Elle relève que la polarisation politique est devenue, ces dernières années, un facteur majeur de stress pour les Américains. Le sondage Stress in America de l’American Psychological Association plaçait également les préoccupations politiques en tête des sources de stress, aux côtés de l’économie et de la diffusion de fausses informations.
Silver attire particulièrement l’attention sur l’impact des images graphiques : leur diffusion incontrôlée, au‑delà des rédactions, est associée à une détresse psychologique accrue. Pour limiter les effets néfastes, elle préconise de créer des garde‑fous : s’abonner à des newsletters ou à des résumés de sources fiables, désactiver les alertes, réduire l’usage des réseaux sociaux, et se réserver des créneaux précis pour consulter l’actualité.
“People can stay informed without doomscrolling,” Silver said. “I don’t see any psychological or physical benefit from consumption of those kinds of images. So if I’m reading a story and there is a video, I don’t click on it.”
Conséquences démocratiques et inégalités d’exposition
Benjamin Toff, directeur du Minnesota Journalism Center à l’University of Minnesota et auteur d’Avoiding the News, distingue ceux qui évitent systématiquement l’actualité de ceux qui en limitent la consommation, la seconde pratique étant selon lui « parfaitement saine ».

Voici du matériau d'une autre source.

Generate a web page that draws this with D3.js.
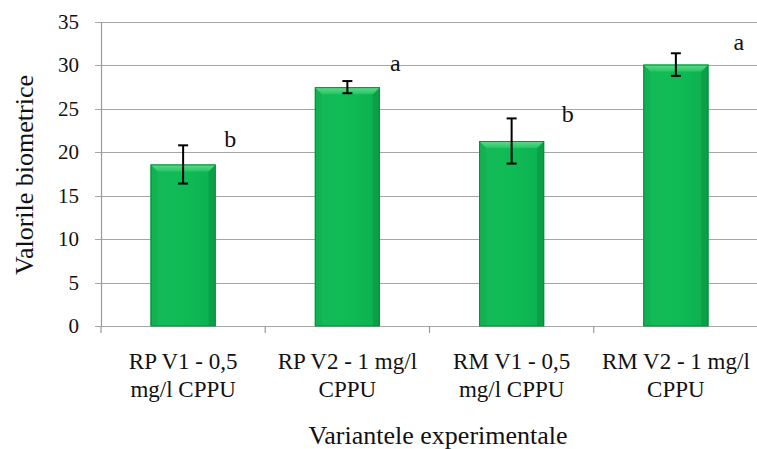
<!DOCTYPE html>
<html>
<head>
<meta charset="utf-8">
<script src="https://cdn.jsdelivr.net/npm/d3@7"></script>
<style>
  html, body { margin: 0; padding: 0; background: #fff; }
  svg { display: block; }
  svg text { font-family: "Liberation Serif", "DejaVu Serif", serif; }
</style>
</head>
<body>
<svg id="chart" width="757" height="449"></svg>
<script>
// Biometric values per experimental variant (mean ± error) and significance letters
const categories = [
  ["RP V1 - 0,5", "mg/l CPPU"],
  ["RP V2 - 1 mg/l", "CPPU"],
  ["RM V1 - 0,5", "mg/l CPPU"],
  ["RM V2 - 1 mg/l", "CPPU"]
];
const means = [18.6, 27.5, 21.3, 30.1];
const errors = [2.2, 0.7, 2.6, 1.3];
const letters = ["b", "a", "b", "a"];
const yTicks = [0, 5, 10, 15, 20, 25, 30, 35];

(function () {
  const FONT = "'Liberation Serif', 'DejaVu Serif', serif";
  const svg = d3.select("#chart");
  const plotLeft = 101, plotRight = 758, plotTop = 22, plotBottom = 326;

  const x = d3.scaleBand()
    .domain(d3.range(categories.length))
    .range([plotLeft, plotRight])
    .paddingInner(0.604)
    .paddingOuter(0.302);

  const y = d3.scaleLinear().domain([0, 35]).range([plotBottom, plotTop]);

  // Gradients for the bevelled bars
  const defs = svg.append("defs");
  const gTop = defs.append("linearGradient").attr("id", "bevelTop").attr("x1", 0).attr("y1", 0).attr("x2", 0).attr("y2", 1);
  gTop.append("stop").attr("offset", 0).attr("stop-color", "#5fdc8d");
  gTop.append("stop").attr("offset", 1).attr("stop-color", "#27c563");
  const gBody = defs.append("linearGradient").attr("id", "body").attr("x1", 0).attr("y1", 0).attr("x2", 1).attr("y2", 0);
  gBody.append("stop").attr("offset", 0).attr("stop-color", "#14b957");
  gBody.append("stop").attr("offset", 0.5).attr("stop-color", "#0fbb55");
  gBody.append("stop").attr("offset", 1).attr("stop-color", "#0cb04f");

  // Horizontal gridlines (extend a little left of the axis as tick marks)
  svg.append("g")
    .selectAll("line")
    .data(yTicks)
    .join("line")
    .attr("x1", plotLeft - 6)
    .attr("x2", plotRight)
    .attr("y1", d => Math.round(y(d)) + 0.5)
    .attr("y2", d => Math.round(y(d)) + 0.5)
    .attr("stroke", "#a6a6a6")
    .attr("stroke-width", 1.2);

  // Y tick labels
  svg.append("g")
    .selectAll("text")
    .data(yTicks)
    .join("text")
    .attr("x", 79)
    .attr("y", d => y(d) + 7)
    .attr("text-anchor", "end")
    .attr("font-family", FONT)
    .attr("font-size", 21)
    .attr("fill", "#111")
    .text(d => d);

  // Vertical axis line
  svg.append("line")
    .attr("x1", plotLeft + 0.5).attr("x2", plotLeft + 0.5)
    .attr("y1", y(35)).attr("y2", plotBottom)
    .attr("stroke", "#9a9a9a").attr("stroke-width", 1.2);

  // Category boundary ticks under the baseline
  const step = x.step();
  svg.append("g")
    .selectAll("line")
    .data(d3.range(categories.length + 1))
    .join("line")
    .attr("x1", i => plotLeft + i * step)
    .attr("x2", i => plotLeft + i * step)
    .attr("y1", plotBottom)
    .attr("y2", plotBottom + 7)
    .attr("stroke", "#9a9a9a")
    .attr("stroke-width", 1.2);

  // Bars with a bevelled top and shaded sides
  const bw = x.bandwidth();
  const bars = svg.append("g")
    .selectAll("g")
    .data(means)
    .join("g")
    .attr("transform", (d, i) => `translate(${x(i)},0)`);

  bars.append("rect")
    .attr("x", 0)
    .attr("y", d => y(d))
    .attr("width", bw)
    .attr("height", d => plotBottom - y(d))
    .attr("fill", "url(#body)");

  const bev = 7;
  bars.append("path")
    .attr("d", d => `M0,${y(d)} L${bev},${y(d) + bev} L${bev},${plotBottom} L0,${plotBottom} Z`)
    .attr("fill", "#12b254");
  bars.append("path")
    .attr("d", d => `M${bw},${y(d)} L${bw - bev},${y(d) + bev} L${bw - bev},${plotBottom} L${bw},${plotBottom} Z`)
    .attr("fill", "#0b9f47");
  bars.append("path")
    .attr("d", d => `M0,${y(d)} L${bw},${y(d)} L${bw - bev},${y(d) + bev} L${bev},${y(d) + bev} Z`)
    .attr("fill", "url(#bevelTop)");
  bars.append("rect")
    .attr("x", 0.5)
    .attr("y", d => y(d) + 0.5)
    .attr("width", bw - 1)
    .attr("height", d => plotBottom - y(d) - 0.5)
    .attr("fill", "none")
    .attr("stroke", "#0a8a3c")
    .attr("stroke-width", 1);

  // Error bars
  const cap = 5;
  const err = svg.append("g")
    .selectAll("g")
    .data(means)
    .join("g")
    .attr("transform", (d, i) => `translate(${x(i) + bw / 2},0)`)
    .attr("stroke", "#000")
    .attr("stroke-width", 2);
  err.append("line")
    .attr("x1", 0).attr("x2", 0)
    .attr("y1", (d, i) => y(d + errors[i]))
    .attr("y2", (d, i) => y(d - errors[i]));
  err.append("line")
    .attr("x1", -cap).attr("x2", cap)
    .attr("y1", (d, i) => y(d + errors[i]))
    .attr("y2", (d, i) => y(d + errors[i]));
  err.append("line")
    .attr("x1", -cap).attr("x2", cap)
    .attr("y1", (d, i) => y(d - errors[i]))
    .attr("y2", (d, i) => y(d - errors[i]));

  // Significance letters beside each bar
  const letterDx = [47, 48, 56, 63];
  const letterDy = [2, -10, 4, -3];
  svg.append("g")
    .selectAll("text")
    .data(letters)
    .join("text")
    .attr("x", (d, i) => x(i) + bw / 2 + letterDx[i])
    .attr("y", (d, i) => y(means[i] + errors[i]) + letterDy[i])
    .attr("text-anchor", "middle")
    .attr("font-family", FONT)
    .attr("font-size", 24)
    .attr("fill", "#111")
    .text(d => d);

  // Category labels (two lines each)
  const catLabels = svg.append("g")
    .selectAll("text")
    .data(categories)
    .join("text")
    .attr("text-anchor", "middle")
    .attr("font-family", FONT)
    .attr("font-size", 23)
    .attr("fill", "#111");
  catLabels.each(function (lines, i) {
    const t = d3.select(this);
    lines.forEach((ln, k) => {
      t.append("tspan")
        .attr("x", x(i) + bw / 2)
        .attr("y", 369 + k * 28)
        .text(ln);
    });
  });

  // Axis titles
  svg.append("text")
    .attr("x", 438)
    .attr("y", 444)
    .attr("text-anchor", "middle")
    .attr("font-family", FONT)
    .attr("font-size", 26)
    .attr("fill", "#111")
    .text("Variantele experimentale");

  svg.append("text")
    .attr("transform", "translate(33,175) rotate(-90)")
    .attr("text-anchor", "middle")
    .attr("font-family", FONT)
    .attr("font-size", 26)
    .attr("fill", "#111")
    .text("Valorile biometrice");
})();
</script>
</body>
</html>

“We live in a world in which you can access news 24/7 and be inundated with information at all times. But that doesn’t mean you should,” he said.
Toff et ses co‑auteurs s’inquiètent cependant du risque d’aggravation des fractures sociales si le retrait devient généralisé : les personnes qui se désengagent des médias ont moins de chances de participer à la vie politique et de comprendre les enjeux d’une actualité donnée. Les auteurs observent également que l’évitement constant est plus fréquent chez les jeunes, les femmes et les catégories socioéconomiques les plus faibles.
“If you believe as we do, that normatively, we want people to be able to have the same opportunities to engage politically, to vote, to be vocal about the political issues that matter, then we think it’s a problem that people are disengaging from news,” Toff said.
Pratiques recommandées pour gérer la surcharge d’informations
Une littérature grandissante en ligne propose des stratégies concrètes pour mieux consommer l’actualité sans être submergé : définir des plages horaires dédiées, privilégier des résumés fiables plutôt que le flux continu, désactiver les notifications et limiter le visionnage d’images ou de vidéos choquantes. Ces méthodes visent à redonner aux individus un sentiment de contrôle sur leur exposition.
En résumé, limiter ou choisir activement sa consommation d’informations apparaît comme une réponse courante face à la surcharge d’informations et aux risques pour la santé mentale, alors que chercheurs et praticiens appellent à des pratiques équilibrées pour préserver à la fois le bien‑être individuel et la participation démocratique.